A comparison: competitors in the St. Elmo neighborhood and Southside offer similar smoke styles with different side investment levels. Tracks End's sides are stronger than average for the price, which partially explains the plate pricing.

Sauces and Finishing

The restaurant offers sauce at the table rather than pre-applied. This is correct for brisket and ribs, which benefit from optional finishing. The house sauce is thin, vinegar-heavy, and undercuts smoke flavor on already-mild brisket. Don't use it on pulled pork, which needs nothing. If you want heat, the sauce doesn't provide it.

When to Order What

Best order: Half-pound pulled pork, mac and cheese, cornbread. Total cost around $18. This combination plays to the menu's strength.

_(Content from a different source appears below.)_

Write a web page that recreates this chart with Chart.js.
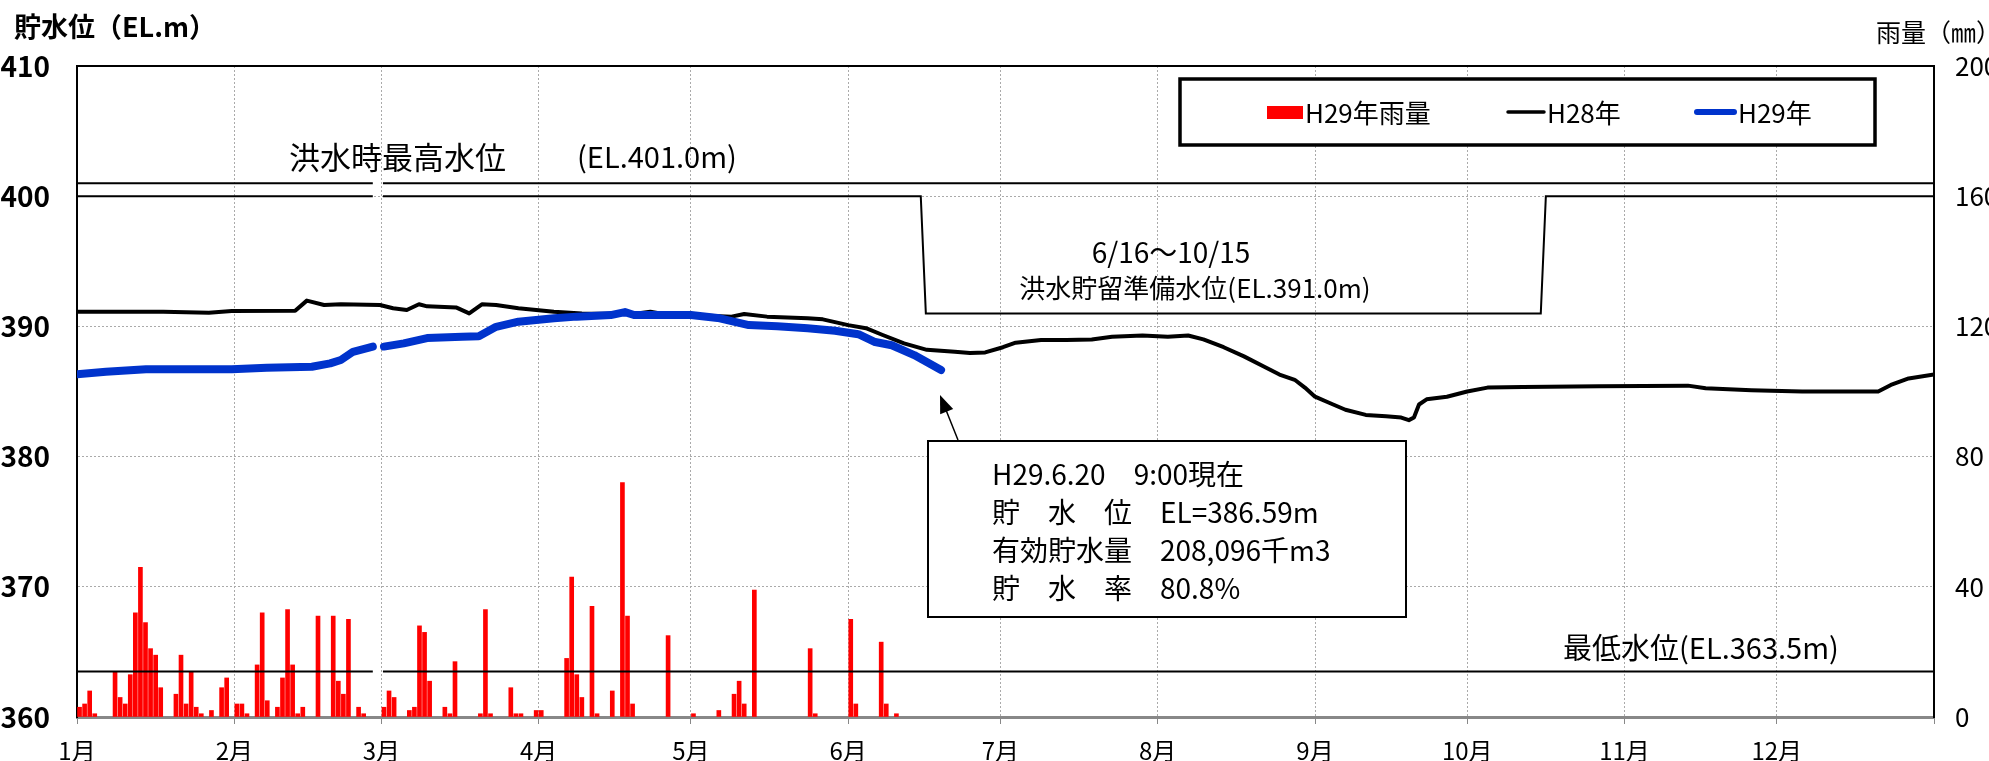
<!DOCTYPE html>
<html lang="ja">
<head>
<meta charset="utf-8">
<title>貯水位グラフ</title>
<script src="https://cdn.jsdelivr.net/npm/chart.js@4.4.1/dist/chart.umd.min.js"></script>
<style>
    html, body { margin: 0; padding: 0; background: #ffffff; }
    #wrap { width: 1989px; height: 761px; }
</style>
</head>
<body>
<div id="wrap"><canvas id="damChart"></canvas></div>
<script>
// ===================================
// DATA
// x values are day numbers from 1/1 (leap-year calendar, 2/29 = day 59)
// ===================================

// Month ticks
const MONTH_LABELS = ['1月', '2月', '3月', '4月', '5月', '6月', '7月', '8月', '9月', '10月', '11月', '12月'];
const MONTH_START_DAYS = [0, 31, 60, 91, 121, 152, 182, 213, 244, 274, 305, 335, 366];

// Axis ticks
const LEVEL_TICKS = [360, 370, 380, 390, 400, 410];
const RAIN_TICKS = [0, 40, 80, 120, 160, 200];

// H29 daily rainfall (mm)
const RAIN_DAYS = [0, 1, 2, 3, 7, 8, 9, 10, 11, 12, 13, 14, 15, 16, 19, 20, 21, 22, 23, 24, 26, 28, 29,
    31, 32, 33, 35, 36, 37, 39, 40, 41, 42, 43, 44, 47, 50, 51, 52, 53, 55, 56,
    60, 61, 62, 65, 66, 67, 68, 69, 72, 73, 74, 79, 80, 81, 85, 86, 87,
    90, 91, 96, 97, 98, 99, 101, 102, 105, 107, 108, 109, 116,
    121, 126, 129, 130, 131, 133, 144, 145, 152, 153, 158, 159, 161];
const RAIN_MM = [3, 4, 8, 1, 14, 6, 4, 13, 32, 46, 29, 21, 19, 9, 7, 19, 4, 14, 3, 1, 2, 9, 12,
    4, 4, 1, 16, 32, 5, 3, 12, 33, 16, 1, 3, 31, 31, 11, 7, 30, 3, 1,
    3, 8, 6, 2, 3, 28, 26, 11, 3, 1, 17, 1, 33, 1, 9, 1, 1,
    2, 2, 18, 43, 13, 6, 34, 1, 8, 72, 31, 4, 25,
    1, 2, 7, 11, 4, 39, 21, 1, 30, 4, 23, 4, 1];

// H28 water level (EL.m)
const H28_DAYS = [0, 17, 26, 30.5, 43, 45.3, 48.7, 52, 59.7, 62.3, 65, 67.4, 69, 74.7, 77.3, 79.8, 82.6,
    87, 94, 99.5, 109.7, 113, 115.5, 121, 129, 131.5, 136, 144, 147, 152, 155.5, 158.8, 163,
    167.5, 173, 176, 179, 182.5, 185, 190, 195, 200, 204, 210, 215, 219, 222, 226, 230, 234,
    237, 240, 242, 244, 247, 250, 254, 258, 261, 262.5, 263.5, 264.5, 266, 270, 274, 278,
    285, 300, 317.5, 321, 330, 340, 355, 357.5, 361, 366];
const H28_LEVEL = [391.13, 391.13, 391.05, 391.18, 391.2, 391.98, 391.64, 391.7, 391.64, 391.39, 391.26, 391.7, 391.54, 391.46, 391.0, 391.7, 391.64,
    391.39, 391.13, 391.0, 390.95, 391.13, 390.95, 390.87, 390.75, 390.95, 390.75, 390.62, 390.54, 390.1, 389.86, 389.34, 388.7,
    388.2, 388.05, 387.95, 388.0, 388.4, 388.75, 388.95, 388.95, 389.0, 389.2, 389.3, 389.2, 389.3, 389.0, 388.4, 387.7, 386.9,
    386.3, 385.9, 385.3, 384.6, 384.1, 383.6, 383.2, 383.1, 383.0, 382.8, 383.0, 384.0, 384.4, 384.6, 385.0, 385.3,
    385.35, 385.4, 385.45, 385.25, 385.1, 385.0, 385.0, 385.5, 386.0, 386.3];

// H29 water level (EL.m) - no data for 2/29
const H29_DAYS = [0, 5.7, 13.6, 30.5, 37.4, 46.3, 49.9, 52, 54.4, 58.3, 59.4, 60.5, 64.4, 69, 75.9, 79.2,
    82.6, 87, 94, 98.5, 105.2, 108, 109.8, 115.5, 121, 126.7, 132.4, 138, 144, 149.4, 154,
    157.3, 160.6, 165, 170.3];
const H29_LEVEL = [386.32, 386.52, 386.7, 386.7, 386.83, 386.9, 387.16, 387.42, 388.05, 388.45, null, 388.45, 388.7, 389.1, 389.2, 389.25,
    389.97, 390.36, 390.62, 390.75, 390.87, 391.1, 390.87, 390.87, 390.87, 390.62, 390.1, 390.02, 389.86, 389.67, 389.4,
    388.8, 388.55, 387.8, 386.65];

// Reference levels
const FLOOD_MAX_DAYS = [0, 58.3, 59.3, 60.3, 366];
const FLOOD_MAX_LEVEL = [401, 401, null, 401, 401];

const NORMAL_MAX_DAYS = [0, 58.3, 59.3, 60.3, 166.3, 167.3, 288.5, 289.5, 366];
const NORMAL_MAX_LEVEL = [400, 400, null, 400, 400, 391, 391, 400, 400];

const MIN_LEVEL_DAYS = [0, 58.3, 59.3, 60.3, 366];
const MIN_LEVEL_LEVEL = [363.5, 363.5, null, 363.5, 363.5];

// ===================================
// Helpers
// ===================================
const FONT = "'Liberation Sans Narrow', 'Noto Sans CJK JP', sans-serif";
const BLUE = '#0033cc';

function toPoints(days, values) {
    return days.map(function (d, i) {
        return { x: d, y: values[i] };
    });
}

function drawText(ctx, text, x, y, size, align, weight) {
    ctx.save();
    ctx.font = (weight || 'normal') + ' ' + size + 'px ' + FONT;
    ctx.fillStyle = '#000000';
    ctx.textAlign = align || 'left';
    ctx.textBaseline = 'middle';
    ctx.fillText(text, x, y);
    ctx.restore();
}

// ===================================
// Plugin: frame, titles, legend and notes
// ===================================
const decorPlugin = {
    id: 'damDecor',
    afterDraw(chart) {
        const ctx = chart.ctx;
        const area = chart.chartArea;

        // top frame line
        ctx.save();
        ctx.strokeStyle = '#000000';
        ctx.lineWidth = 2;
        ctx.beginPath();
        ctx.moveTo(area.left, area.top);
        ctx.lineTo(area.right, area.top);
        ctx.stroke();
        ctx.restore();

        // axis titles
        drawText(ctx, '貯水位（EL.m）', 14, 27, 27, 'left', 'bold');
        drawText(ctx, '雨量（㎜）', 1876, 32, 25, 'left');

        // legend box
        ctx.save();
        ctx.fillStyle = '#ffffff';
        ctx.fillRect(1180, 79, 695, 66);
        ctx.strokeStyle = '#000000';
        ctx.lineWidth = 3.5;
        ctx.strokeRect(1180, 79, 695, 66);
        ctx.fillStyle = '#ff0000';
        ctx.fillRect(1267, 106, 36, 13);
        ctx.lineCap = 'round';
        ctx.strokeStyle = '#000000';
        ctx.lineWidth = 3.5;
        ctx.beginPath();
        ctx.moveTo(1508, 112);
        ctx.lineTo(1544, 112);
        ctx.stroke();
        ctx.strokeStyle = BLUE;
        ctx.lineWidth = 6;
        ctx.beginPath();
        ctx.moveTo(1697, 112);
        ctx.lineTo(1734, 112);
        ctx.stroke();
        ctx.restore();
        drawText(ctx, 'H29年雨量', 1305, 113, 26);
        drawText(ctx, 'H28年', 1547, 113, 26);
        drawText(ctx, 'H29年', 1738, 113, 26);

        // level notes
        drawText(ctx, '洪水時最高水位', 289, 157, 31);
        drawText(ctx, '(EL.401.0m)', 577, 157, 29);
        drawText(ctx, '6/16〜10/15', 1171, 252, 28, 'center');
        drawText(ctx, '洪水貯留準備水位(EL.391.0m)', 1195, 288, 26, 'center');
        drawText(ctx, '最低水位(EL.363.5m)', 1563, 648, 29);

        // current status box
        ctx.save();
        ctx.fillStyle = '#ffffff';
        ctx.fillRect(928, 441, 478, 176);
        ctx.strokeStyle = '#000000';
        ctx.lineWidth = 2;
        ctx.strokeRect(928, 441, 478, 176);

        // arrow to latest point
        const tipX = 940, tipY = 395, fromX = 958, fromY = 440;
        const ang = Math.atan2(tipY - fromY, tipX - fromX);
        ctx.lineWidth = 1.5;
        ctx.beginPath();
        ctx.moveTo(fromX, fromY);
        ctx.lineTo(tipX - 14 * Math.cos(ang), tipY - 14 * Math.sin(ang));
        ctx.stroke();
        ctx.fillStyle = '#000000';
        ctx.beginPath();
        ctx.moveTo(tipX, tipY);
        ctx.lineTo(tipX - 18 * Math.cos(ang) + 7 * Math.sin(ang), tipY - 18 * Math.sin(ang) - 7 * Math.cos(ang));
        ctx.lineTo(tipX - 18 * Math.cos(ang) - 7 * Math.sin(ang), tipY - 18 * Math.sin(ang) + 7 * Math.cos(ang));
        ctx.closePath();
        ctx.fill();
        ctx.restore();

        drawText(ctx, 'H29.6.20　9:00現在', 992, 474, 28);
        drawText(ctx, '貯　水　位　EL=386.59m', 992, 512, 28);
        drawText(ctx, '有効貯水量　208,096千m3', 992, 550, 28);
        drawText(ctx, '貯　水　率　80.8%', 992, 588, 28);
    }
};

// ===================================
// Build chart
// ===================================
function initDamChart() {
    const ctx = document.getElementById('damChart').getContext('2d');

    new Chart(ctx, {
        type: 'bar',
        data: {
            datasets: [
                {
                    type: 'line',
                    label: 'H29年',
                    data: toPoints(H29_DAYS, H29_LEVEL),
                    borderColor: BLUE,
                    borderWidth: 8,
                    borderCapStyle: 'round',
                    borderJoinStyle: 'round',
                    pointRadius: 0,
                    spanGaps: false,
                    yAxisID: 'y',
                    order: 0
                },
                {
                    type: 'line',
                    label: 'H28年',
                    data: toPoints(H28_DAYS, H28_LEVEL),
                    borderColor: '#000000',
                    borderWidth: 4,
                    borderJoinStyle: 'round',
                    pointRadius: 0,
                    yAxisID: 'y',
                    order: 1
                },
                {
                    type: 'line',
                    label: '洪水時最高水位',
                    data: toPoints(FLOOD_MAX_DAYS, FLOOD_MAX_LEVEL),
                    borderColor: '#000000',
                    borderWidth: 2,
                    pointRadius: 0,
                    spanGaps: false,
                    yAxisID: 'y',
                    order: 2
                },
                {
                    type: 'line',
                    label: '常時満水位',
                    data: toPoints(NORMAL_MAX_DAYS, NORMAL_MAX_LEVEL),
                    borderColor: '#000000',
                    borderWidth: 2,
                    pointRadius: 0,
                    spanGaps: false,
                    yAxisID: 'y',
                    order: 2
                },
                {
                    type: 'line',
                    label: '最低水位',
                    data: toPoints(MIN_LEVEL_DAYS, MIN_LEVEL_LEVEL),
                    borderColor: '#000000',
                    borderWidth: 2,
                    pointRadius: 0,
                    spanGaps: false,
                    yAxisID: 'y',
                    order: 2
                },
                {
                    type: 'bar',
                    label: 'H29年雨量',
                    data: toPoints(RAIN_DAYS.map(function (d) { return d + 0.5; }), RAIN_MM),
                    backgroundColor: '#ff0000',
                    barThickness: 4,
                    yAxisID: 'y2',
                    order: 3
                }
            ]
        },
        options: {
            responsive: true,
            maintainAspectRatio: false,
            animation: false,
            layout: { padding: { top: 66, left: 0, right: 0, bottom: 0 } },
            plugins: {
                legend: { display: false },
                tooltip: { enabled: false },
                title: { display: false }
            },
            scales: {
                x: {
                    type: 'linear',
                    offset: false,
                    min: 0,
                    max: 366,
                    afterBuildTicks: function (scale) {
                        scale.ticks = MONTH_START_DAYS.map(function (v) { return { value: v }; });
                    },
                    afterFit: function (scale) { scale.height = 44; },
                    ticks: {
                        autoSkip: false,
                        maxRotation: 0,
                        padding: 12,
                        color: '#000000',
                        font: { family: FONT, size: 24 },
                        callback: function (value) {
                            const i = MONTH_START_DAYS.indexOf(value);
                            return MONTH_LABELS[i] || '';
                        }
                    },
                    grid: {
                        offset: false,
                        color: '#aaaaaa',
                        lineWidth: 1,
                        tickLength: 7,
                        tickColor: '#888888'
                    },
                    border: { display: true, color: '#888888', width: 3, dash: [2, 2] }
                },
                y: {
                    position: 'left',
                    min: 360,
                    max: 410,
                    afterBuildTicks: function (scale) {
                        scale.ticks = LEVEL_TICKS.map(function (v) { return { value: v }; });
                    },
                    afterFit: function (scale) { scale.width = 77; },
                    ticks: {
                        padding: 27,
                        color: '#000000',
                        font: { family: FONT, size: 28, weight: 'bold' }
                    },
                    grid: { color: '#aaaaaa', lineWidth: 1, drawTicks: false },
                    border: { display: true, color: '#000000', width: 2, dash: [2, 2] }
                },
                y2: {
                    position: 'right',
                    min: 0,
                    max: 200,
                    afterBuildTicks: function (scale) {
                        scale.ticks = RAIN_TICKS.map(function (v) { return { value: v }; });
                    },
                    afterFit: function (scale) { scale.width = 55; },
                    ticks: {
                        padding: 21,
                        color: '#000000',
                        font: { family: FONT, size: 26 }
                    },
                    grid: { drawOnChartArea: false, drawTicks: false },
                    border: { display: true, color: '#000000', width: 2 }
                }
            }
        },
        plugins: [decorPlugin]
    });
}

initDamChart();
</script>
</body>
</html>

Second choice: Half-rack ribs, baked beans, cornbread. The beans and ribs pairing works despite the beans' sweetness, and you avoid the collard greens problem.

Avoid: Full orders of brisket if you're visiting Chattanooga for the first time. The North Shore location means you're near stronger options. Chicken in all contexts.

The practical takeaway: Tracks End is worth a visit if you live nearby or work in the North Shore district, but it's not the starting point if you're testing Chattanooga's barbecue scene. The pulled pork justifies the meal. Everything else is competent filler.